Chapter Twelve - Quantum Chromodynamics (QCD)

Section 13 of 20


CHAPTER TWELVE

Quantum Chromodynamics (QCD)


QED IS POETRY. QCD is war.

Quantum chromodynamics is the quantum field theory of the strong interaction, the force that holds atomic nuclei together. It’s also the reason you’ve never seen a quark. Not once. Not even for a fraction of a second. Because QCD doesn’t just describe particles. It confines them.

It all starts with quarks.

They’re the most basic building blocks of matter, smaller than protons and neutrons. There are six types: up, down, charm, strange, top, and bottom. But none of them exist in isolation. You can’t pull a quark out of a proton and study it on its own. The closer you get to separating one, the harder it resists.

That resistance comes from the gluon field.

Gluons are the force carriers of QCD. They bind quarks together with unbelievable strength. But they’re not like photons. Photons are clean. They don’t carry electric charge, so they don’t interact with each other. Gluons, on the other hand, do carry color charge, the QCD equivalent of electric charge. And that changes everything.

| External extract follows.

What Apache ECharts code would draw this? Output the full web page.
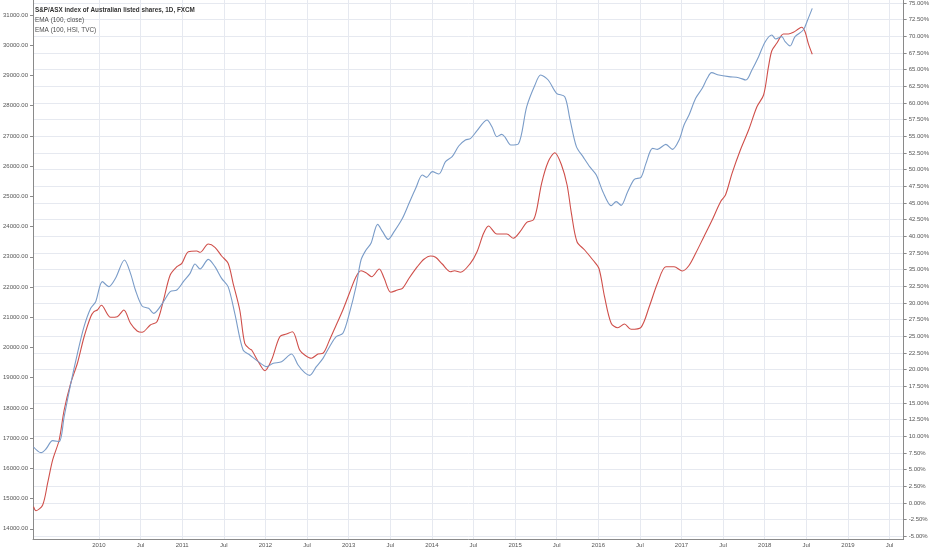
<!DOCTYPE html>
<html>
<head>
<meta charset="utf-8">
<script src="https://cdn.jsdelivr.net/npm/echarts@6/dist/echarts.min.js"></script>
<style>
html,body{margin:0;padding:0;background:#fff;}
#chart{width:932px;height:550px;}
</style>
</head>
<body>
<div id="chart"></div>
<script>
// Decimal-year x positions
const hsiEma = [
  [2009.214,14731],[2009.244,14599],[2009.324,14788],[2009.384,15516],[2009.444,16277],[2009.522,16938],
  [2009.582,17931],[2009.662,18825],[2009.742,19486],[2009.821,20347],[2009.901,21018],[2009.940,21184],
  [2009.981,21240],[2010.029,21396],[2010.140,20999],[2010.220,21018],[2010.299,21240],[2010.379,20800],
  [2010.459,20545],[2010.518,20502],[2010.617,20744],[2010.697,20853],[2010.776,21571],[2010.856,22398],
  [2010.936,22673],[2010.996,22785],[2011.075,23169],[2011.175,23192],[2011.215,23149],[2011.314,23424],
  [2011.394,23315],[2011.474,23027],[2011.552,22785],[2011.612,22124],[2011.692,21240],[2011.752,20138],
  [2011.812,19950],[2011.835,19916],[2011.915,19529],[2011.994,19232],[2012.074,19586],[2012.173,20357],
  [2012.253,20446],[2012.325,20522],[2012.412,19916],[2012.472,19751],[2012.552,19642],[2012.632,19784],
  [2012.692,19807],[2012.771,20247],[2012.851,20744],[2012.931,21240],[2013.009,21793],[2013.089,22342],
  [2013.149,22541],[2013.209,22474],[2013.277,22342],[2013.368,22597],[2013.427,22289],[2013.507,21826],
  [2013.587,21902],[2013.647,21958],[2013.726,22289],[2013.826,22673],[2013.905,22918],[2013.985,23027],
  [2014.045,22984],[2014.125,22762],[2014.224,22507],[2014.272,22541],[2014.343,22488],[2014.463,22785],
  [2014.543,23169],[2014.622,23778],[2014.681,24020],[2014.782,23755],[2014.901,23755],[2014.980,23613],
  [2015.060,23831],[2015.140,24142],[2015.219,24218],[2015.259,24549],[2015.319,25433],[2015.398,26147],
  [2015.478,26445],[2015.558,26038],[2015.625,25376],[2015.677,24440],[2015.744,23500],[2015.836,23225],
  [2015.935,22894],[2016.007,22620],[2016.075,21680],[2016.155,20800],[2016.234,20654],[2016.314,20777],
  [2016.394,20601],[2016.513,20668],[2016.612,21349],[2016.711,22124],[2016.812,22673],[2016.911,22673],
  [2017.010,22531],[2017.090,22713],[2017.170,23116],[2017.269,23666],[2017.368,24218],[2017.469,24824],
  [2017.528,25045],[2017.607,25763],[2017.707,26535],[2017.806,27196],[2017.906,27967],[2017.986,28354],
  [2018.045,29291],[2018.085,29820],[2018.144,30065],[2018.224,30373],[2018.284,30373],[2018.344,30429],
  [2018.404,30538],[2018.443,30595],[2018.484,30449],[2018.523,30065],[2018.571,29701]
];
const closeEmaPct = [
  [2009.214,8.4],[2009.304,7.55],[2009.363,8.1],[2009.444,9.35],[2009.522,9.2],[2009.582,12.95],
  [2009.662,17.96],[2009.742,22.46],[2009.821,26.45],[2009.901,29.2],[2009.961,30.2],[2010.041,33.2],
  [2010.119,32.45],[2010.199,33.7],[2010.307,36.45],[2010.379,34.45],[2010.438,31.95],[2010.518,29.55],
  [2010.597,29.2],[2010.657,28.45],[2010.776,30.2],[2010.856,31.7],[2010.936,31.95],[2011.015,33.2],
  [2011.095,34.45],[2011.155,35.85],[2011.215,35.1],[2011.314,36.55],[2011.394,35.45],[2011.474,33.7],
  [2011.552,32.45],[2011.632,28.45],[2011.732,22.95],[2011.812,22.2],[2011.915,21.2],[2012.015,20.45],
  [2012.095,20.95],[2012.194,21.2],[2012.313,22.35],[2012.393,20.7],[2012.472,19.55],[2012.532,19.15],
  [2012.612,20.45],[2012.692,21.7],[2012.771,23.45],[2012.851,24.95],[2012.931,25.45],[2013.009,28.45],
  [2013.089,32.45],[2013.149,36.45],[2013.209,37.95],[2013.269,38.95],[2013.349,41.8],[2013.408,40.7],
  [2013.475,39.55],[2013.547,40.7],[2013.647,42.7],[2013.726,44.95],[2013.806,47.2],[2013.886,49.2],
  [2013.937,48.85],[2014.005,49.7],[2014.084,49.35],[2014.164,51.2],[2014.244,51.95],[2014.323,53.55],
  [2014.403,54.45],[2014.463,54.65],[2014.543,55.85],[2014.662,57.45],[2014.722,56.45],[2014.782,54.95],
  [2014.841,55.3],[2014.881,54.85],[2014.949,53.7],[2015.039,53.85],[2015.140,59.45],[2015.239,62.7],
  [2015.307,64.2],[2015.398,63.45],[2015.498,61.45],[2015.597,60.95],[2015.657,57.7],[2015.737,53.45],
  [2015.816,51.95],[2015.896,50.45],[2015.976,49.2],[2016.055,46.7],[2016.155,44.6],[2016.215,45.2],
  [2016.274,44.65],[2016.353,46.7],[2016.433,48.55],[2016.513,48.85],[2016.573,50.95],[2016.652,53.2],
  [2016.711,53.05],[2016.812,53.8],[2016.891,53.05],[2016.971,54.45],[2017.030,56.7],[2017.090,58.2],
  [2017.170,60.7],[2017.249,62.2],[2017.309,63.7],[2017.361,64.55],[2017.448,64.2],[2017.568,63.95],
  [2017.687,63.8],[2017.774,63.45],[2017.846,64.95],[2017.926,66.95],[2018.006,69.2],[2018.085,70.2],
  [2018.132,69.6],[2018.204,69.95],[2018.245,69.2],[2018.304,68.55],[2018.364,69.95],[2018.463,70.95],
  [2018.515,72.45],[2018.571,74.2]
];
const xTickValues = [2010,2010.5,2011,2011.5,2012,2012.5,2013,2013.5,2014,2014.5,2015,2015.5,2016,2016.5,2017,2017.5,2018,2018.5,2019,2019.5];
const leftTickValues = [14000,15000,16000,17000,18000,19000,20000,21000,22000,23000,24000,25000,26000,27000,28000,29000,30000,31000];
const rightTickValues = [-5,-2.5,0,2.5,5,7.5,10,12.5,15,17.5,20,22.5,25,27.5,30,32.5,35,37.5,40,42.5,45,47.5,50,52.5,55,57.5,60,62.5,65,67.5,70,72.5,75];
const titleLines = ['S&P/ASX index of Australian listed shares, 1D, FXCM','EMA (100, close)','EMA (100, HSI, TVC)'];

const FONT = '"Liberation Sans", Arial, sans-serif';
const labelStyle = {color:'#555', fontSize:6, fontFamily:FONT};
const chart = echarts.init(document.getElementById('chart'), null, {renderer:'canvas'});
chart.setOption({
  animation:false,
  backgroundColor:'#fff',
  grid:{left:30, right:26, top:0, bottom:11, containLabel:false},
  xAxis:{
    type:'value', min:2009.208, max:2019.669,
    axisLine:{show:true, onZero:false, lineStyle:{color:'#8a8a8a', width:1}},
    axisTick:{show:false, customValues:xTickValues},
    axisLabel:Object.assign({customValues:xTickValues, margin:3, showMinLabel:true, showMaxLabel:true,
      formatter:v => (Math.abs(v - Math.round(v)) < 1e-6 ? String(Math.round(v)) : 'Jul')}, labelStyle),
    splitLine:{show:true, lineStyle:{color:'#e6e9f0', width:1}}
  },
  yAxis:[
    {type:'value', position:'left', min:13662, max:31498,
     axisLine:{show:true, onZero:false, lineStyle:{color:'#8a8a8a', width:1}},
     axisTick:{show:true, length:3, customValues:leftTickValues, lineStyle:{color:'#8a8a8a'}},
     axisLabel:Object.assign({customValues:leftTickValues, margin:5, formatter:v => v.toFixed(2)}, labelStyle),
     splitLine:{show:false}},
    {type:'value', position:'right', min:-5.4, max:75.45,
     axisLine:{show:true, onZero:false, lineStyle:{color:'#8a8a8a', width:1}},
     axisTick:{show:true, length:3, customValues:rightTickValues, lineStyle:{color:'#8a8a8a'}},
     axisLabel:Object.assign({customValues:rightTickValues, margin:5, formatter:v => v.toFixed(2) + '%'}, labelStyle),
     splitLine:{show:true, lineStyle:{color:'#e6e9f0', width:1}}}
  ],
  graphic:[
    {type:'text', x:35, y:9.5, z:100, scaleX:0.79, style:{text:titleLines[0], fill:'#333', font:'bold 8px "Liberation Sans"', textVerticalAlign:'middle'}},
    {type:'text', x:35, y:20, z:100, scaleX:0.8, style:{text:titleLines[1], fill:'#4d4d4d', font:'8px "Liberation Sans"', textVerticalAlign:'middle'}},
    {type:'text', x:35, y:30, z:100, scaleX:0.8, style:{text:titleLines[2], fill:'#4d4d4d', font:'8px "Liberation Sans"', textVerticalAlign:'middle'}}
  ],
  series:[
    {name:'EMA (100, HSI, TVC)', type:'line', yAxisIndex:0, data:hsiEma, showSymbol:false, smooth:0.3,
     lineStyle:{color:'#cf4f4a', width:1.1}, itemStyle:{color:'#cf4f4a'}},
    {name:'EMA (100, close)', type:'line', yAxisIndex:1, data:closeEmaPct, showSymbol:false, smooth:0.3,
     lineStyle:{color:'#7a9cc8', width:1.1}, itemStyle:{color:'#7a9cc8'}}
  ]
});
</script>
</body>
</html>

In QCD, the field interacts with itself.

This creates feedback loops, nonlinear behavior, and insane complexity. Instead of fading with distance like electromagnetism’s force does, the strong force gets stronger the more you stretch it. That’s why you can’t isolate quarks. Pull hard enough, and the field snaps by converting energy into new quark-antiquark pairs.

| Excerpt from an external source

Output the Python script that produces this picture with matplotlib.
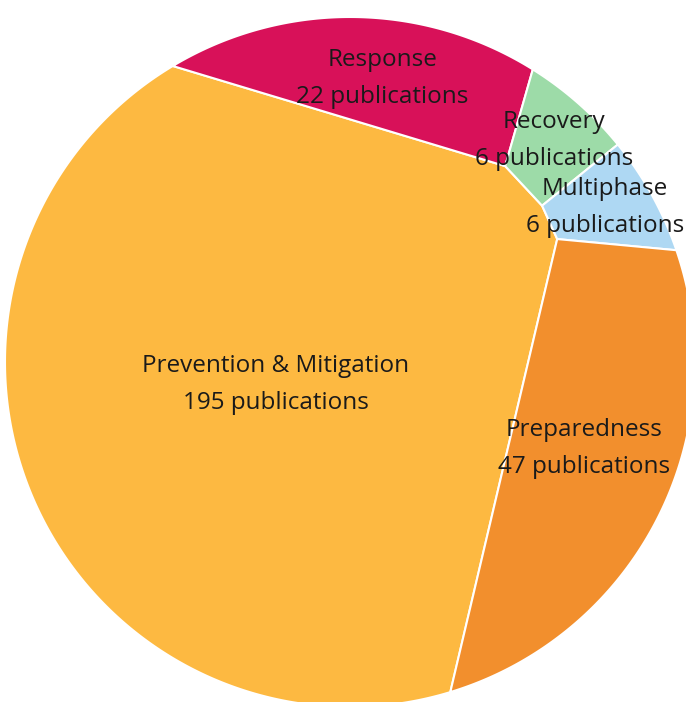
import matplotlib.pyplot as plt
import numpy as np
from matplotlib.patches import Polygon

phases = ["Prevention & Mitigation", "Response", "Recovery", "Multiphase", "Preparedness"]
counts = [195, 22, 6, 6, 47]
colors = ["#FDB941", "#D81159", "#9DDBA8", "#AED8F3", "#F28F2D"]

# voronoi treemap layout: fixed sites in a unit circle, weights fitted to the counts
sites = np.array([[-0.29, -0.11], [-0.04, 0.72], [0.45, 0.58], [0.66, 0.32], [0.60, -0.32]])


def clip(poly, normal, offset):
    # keep the part of a convex polygon where normal . x <= offset
    f = poly @ normal - offset
    nxt = np.roll(poly, -1, axis=0)
    fn = np.roll(f, -1)
    inside = f <= 0
    cross = inside != (fn <= 0)
    with np.errstate(divide="ignore", invalid="ignore"):
        t = np.where(cross, f / (f - fn), 0.0)
    pts = poly + t[:, None] * (nxt - poly)
    stacked = np.stack([poly, pts], axis=1).reshape(-1, 2)
    mask = np.stack([inside, cross], axis=1).reshape(-1)
    return stacked[mask]


def area(poly):
    if len(poly) < 3:
        return 0.0
    x, y = poly[:, 0], poly[:, 1]
    return 0.5 * abs(np.dot(x, np.roll(y, -1)) - np.dot(y, np.roll(x, -1)))


def centroid(poly):
    x, y = poly[:, 0], poly[:, 1]
    xn, yn = np.roll(x, -1), np.roll(y, -1)
    cr = x * yn - xn * y
    a = cr.sum() / 2
    return np.array([((x + xn) * cr).sum(), ((y + yn) * cr).sum()]) / (6 * a)


theta = np.linspace(0, 2 * np.pi, 721)[:-1]
circle = np.c_[np.cos(theta), np.sin(theta)]


def power_cells(w):
    out = []
    for i in range(len(sites)):
        poly = circle
        for j in range(len(sites)):
            if i == j:
                continue
            n = 2 * (sites[j] - sites[i])
            c = sites[j] @ sites[j] - sites[i] @ sites[i] - w[j] + w[i]
            poly = clip(poly, n, c)
            if len(poly) == 0:
                break
        out.append(poly)
    return out


target = np.array(counts) / sum(counts) * area(circle)
w = np.zeros(len(sites))
for _ in range(3000):
    polys = power_cells(w)
    w += 0.5 * (target - np.array([area(p) for p in polys]))
polys = power_cells(w)

fig = plt.figure(figsize=(6.86, 7.02), dpi=100)
ax = fig.add_axes([0, 0, 1, 1])
ax.set_xlim(-350 / 345, 336 / 345)
ax.set_ylim(-340 / 345, 362 / 345)
ax.set_aspect("equal")
ax.axis("off")

labels = []
for poly, col, name, n in zip(polys, colors, phases, counts):
    ax.add_patch(Polygon(poly, closed=True, facecolor=col, edgecolor="white", linewidth=1.5))
    cx, cy = centroid(poly)
    labels.append(ax.text(cx, cy, f"{name}\n{n} publications", ha="center", va="center",
                          fontsize=17.5, color="#1a1a1a", linespacing=1.72,
                          family="Open Sans"))

# nudge labels that run past the right edge back inside
fig.canvas.draw()
renderer = fig.canvas.get_renderer()
for t in labels:
    bb = t.get_window_extent(renderer)
    over = bb.x1 - (fig.bbox.width - 2)
    if over > 0:
        t.set_x(t.get_position()[0] - over / 345)

fig.savefig("out.png", dpi=100)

It doesn’t separate. It multiplies.

This is called confinement, and it’s one of the strangest, least intuitive features in all of physics. It means we only ever see composite particles: baryons like protons and neutrons or mesons made of quark-antiquark pairs. But the quarks themselves are buried, constantly flickering, and constantly interacting.

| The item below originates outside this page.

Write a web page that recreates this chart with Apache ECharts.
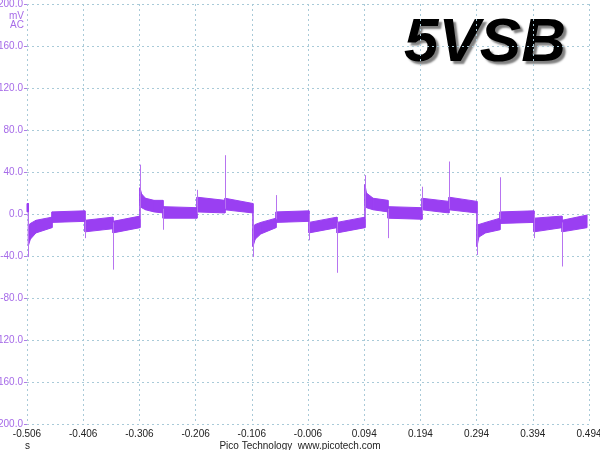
<!DOCTYPE html>
<html>
<head>
<meta charset="utf-8">
<script src="https://cdn.jsdelivr.net/npm/echarts@6/dist/echarts.min.js"></script>
<style>
  html, body { margin: 0; padding: 0; background: #fff; }
  #chart { width: 600px; height: 450px; }
</style>
</head>
<body>
<div id="chart"></div>
<script>
// tick labels
var yTicks = [-200, -160, -120, -80, -40, 0, 40, 80, 120, 160, 200];
var xStart = -0.506;   // first time label, seconds
var xEnd = 0.494;

// noise band of the trace: time (s), lower edge (mV), upper edge (mV)
var bandTime = [
  -0.506, -0.5035, -0.5035, -0.500, -0.490, -0.4615,
  -0.4615, -0.4028,
  -0.4028, -0.353,
  -0.353, -0.305,
  -0.305, -0.302, -0.295, -0.280, -0.264,
  -0.264, -0.2035,
  -0.2035, -0.1537,
  -0.1537, -0.1039,
  -0.1039, -0.100, -0.090, -0.0629,
  -0.0629, -0.0042,
  -0.0042, 0.0456,
  0.0456, 0.0954,
  0.0954, 0.098, 0.110, 0.1363,
  0.1363, 0.1969,
  0.1969, 0.2449,
  0.2449, 0.2947,
  0.2947, 0.298, 0.310, 0.3356,
  0.3356, 0.3961,
  0.3961, 0.446,
  0.446, 0.4905
];
var bandLow = [
  2, 2, -30, -24, -18, -13,
  -8, -7,
  -17, -14,
  -18, -13,
  10, 6, 4, 2, 1,
  -4, -4,
  2, 1,
  4, 1,
  -31, -24, -19, -13,
  -8, -7,
  -18, -13,
  -18, -13,
  10, 6, 4, 2,
  -4, -5,
  4, 1,
  4, 1,
  -31, -22, -18, -15,
  -9, -8,
  -17, -13,
  -17, -13
];
var bandHigh = [
  10, 10, -12, -9, -6, -3,
  2, 3,
  -6, -3,
  -7, -2,
  25, 19, 15, 13, 13,
  7, 6,
  16, 13,
  15, 10,
  -14, -10, -8, -4,
  2, 3,
  -8, -3,
  -8, -3,
  28, 20, 15, 13,
  7, 6,
  15, 12,
  16, 12,
  -10, -10, -8, -4,
  2, 3,
  -4, -2,
  -6, -1
];

// switching spikes: time (s), where they leave the band, tip value (mV)
var spikeTime = [-0.5042, -0.4028, -0.353, -0.305, -0.264, -0.2035, -0.1537, -0.1039, -0.0629,
                 -0.0042, 0.0456, 0.0954, 0.1363, 0.1969, 0.2449, 0.2947, 0.3356, 0.3961, 0.446];
var spikeBase = [2, -6, -8, -5, 5, 0, 5, 0, -5, 0, -8, -5, 5, 0, 5, 0, -5, 0, -8];
var spikeTip = [-41, -23, -53, 47, -15, 23, 56, -41, 18, -25, -56, 37, -23, 26, 50, -39, 35, -23, -50];

// the x axis runs in ms from the first label so ticks fall on round numbers
function toX(t) { return Math.round((t - xStart) * 100000) / 100; }

var bandData = bandTime.map(function(t, i) { return [toX(t), bandLow[i], bandHigh[i]]; });
var spikeLines = spikeTime.map(function(t, i) {
    return [{ coord: [toX(t), spikeBase[i]] }, { coord: [toX(t), spikeTip[i]] }];
});

var purple = '#9a3ff2';
var gridColor = '#a9cad8';

// each piece of band between two samples is a filled quad
function renderBand(params, api) {
    var i = params.dataIndex;
    if (i >= bandData.length - 1) { return null; }
    var a = bandData[i], b = bandData[i + 1];
    var pts = [
        api.coord([a[0], a[1]]), api.coord([b[0], b[1]]),
        api.coord([b[0], b[2]]), api.coord([a[0], a[2]])
    ];
    return {
        type: 'polygon',
        shape: { points: pts },
        style: { fill: purple, stroke: purple, lineWidth: 1 }
    };
}

var chart = echarts.init(document.getElementById('chart'));
chart.setOption({
    animation: false,
    backgroundColor: '#fff',
    grid: { left: 27, right: 11, top: 4, bottom: 26, outerBoundsMode: 'none', containLabel: false },
    xAxis: {
        type: 'value',
        min: 0,
        max: toX(xEnd),
        interval: 100,
        axisLine: { show: false },
        axisTick: { show: false },
        splitLine: { show: true, lineStyle: { color: gridColor, type: [2, 3], width: 1 } },
        axisLabel: {
            color: '#222',
            fontFamily: 'Liberation Sans',
            fontSize: 10,
            margin: 5,
            formatter: function(v) { return (v / 1000 + xStart).toFixed(3); }
        }
    },
    yAxis: {
        type: 'value',
        min: yTicks[0],
        max: yTicks[yTicks.length - 1],
        interval: 40,
        axisLine: { show: false },
        axisTick: { show: true, length: 3, lineStyle: { color: '#b07ee6' } },
        splitLine: { show: true, lineStyle: { color: gridColor, type: [2, 3], width: 1 } },
        axisLabel: {
            color: '#a66be8',
            fontFamily: 'Liberation Sans',
            fontSize: 10,
            margin: 4,
            formatter: function(v) { return v.toFixed(1); }
        }
    },
    series: [{
        name: 'band',
        type: 'custom',
        renderItem: renderBand,
        encode: { x: 0, y: [1, 2] },
        data: bandData,
        markLine: {
            silent: true,
            symbol: 'none',
            label: { show: false },
            lineStyle: { color: '#b774f0', type: 'solid', width: 1 },
            data: spikeLines
        }
    }],
    graphic: [{
        type: 'text',
        left: 404, top: 13,
        style: {
            text: '5VSB',
            font: 'italic bold 62px "Liberation Sans", Arial, sans-serif',
            fill: new echarts.graphic.LinearGradient(0, 0, 0, 1, [
                { offset: 0, color: '#1a1a1a' },
                { offset: 0.3, color: '#5a5a5a' },
                { offset: 0.5, color: '#a8a8a8' },
                { offset: 0.68, color: '#4a4a4a' },
                { offset: 1, color: '#0a0a0a' }
            ]),
            textShadowColor: 'rgba(0,0,0,0.5)',
            textShadowBlur: 2,
            textShadowOffsetX: 3,
            textShadowOffsetY: 3
        }
    }, {
        type: 'text', right: 576, top: 11,
        style: { text: 'mV', font: '10px "Liberation Sans"', fill: '#a66be8' }
    }, {
        type: 'text', right: 576, top: 20,
        style: { text: 'AC', font: '10px "Liberation Sans"', fill: '#a66be8' }
    }, {
        type: 'text', left: 25, top: 441,
        style: { text: 's', font: '10px "Liberation Sans"', fill: '#222' }
    }, {
        type: 'text', left: 'center', top: 441,
        style: { text: 'Pico Technology  www.picotech.com', font: '10px "Liberation Sans"', fill: '#222' }
    }]
});
</script>
</body>
</html>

Inside a proton, it’s chaos.

Three quarks form the official count. Two up, one down. But they’re surrounded by a sea of virtual particles: gluons popping in and out and quark pairs forming and vanishing. The structure isn’t static. It’s dynamic, messy, and violent. Yet, the proton remains perfectly stable.

That’s the brilliance of QCD.

It builds the most durable particles in the universe from the most unstable ingredients imaginable. It locks chaos into structure, and it does it without anyone ever seeing how.

But the price of that power is complexity. QCD is notoriously hard to calculate. Its equations don’t simplify. Most of the time, we rely on lattice QCD (numerical simulations on supercomputers) to estimate what the field is doing. Analytic solutions are rare. Beauty gives way to brute force.

Still, we know the theory works.

It explains why nuclear matter exists, why atoms don’t fall apart, and why the early universe cooled into something solid instead of blowing itself apart in a storm of energy. Without QCD, there would be no matter. Just a soup of radiation, unable to clump.

The strong force is the most powerful force in the Standard Model at the scales where it operates, but it’s also the most hidden.

And in its silence, it holds the foundation of everything.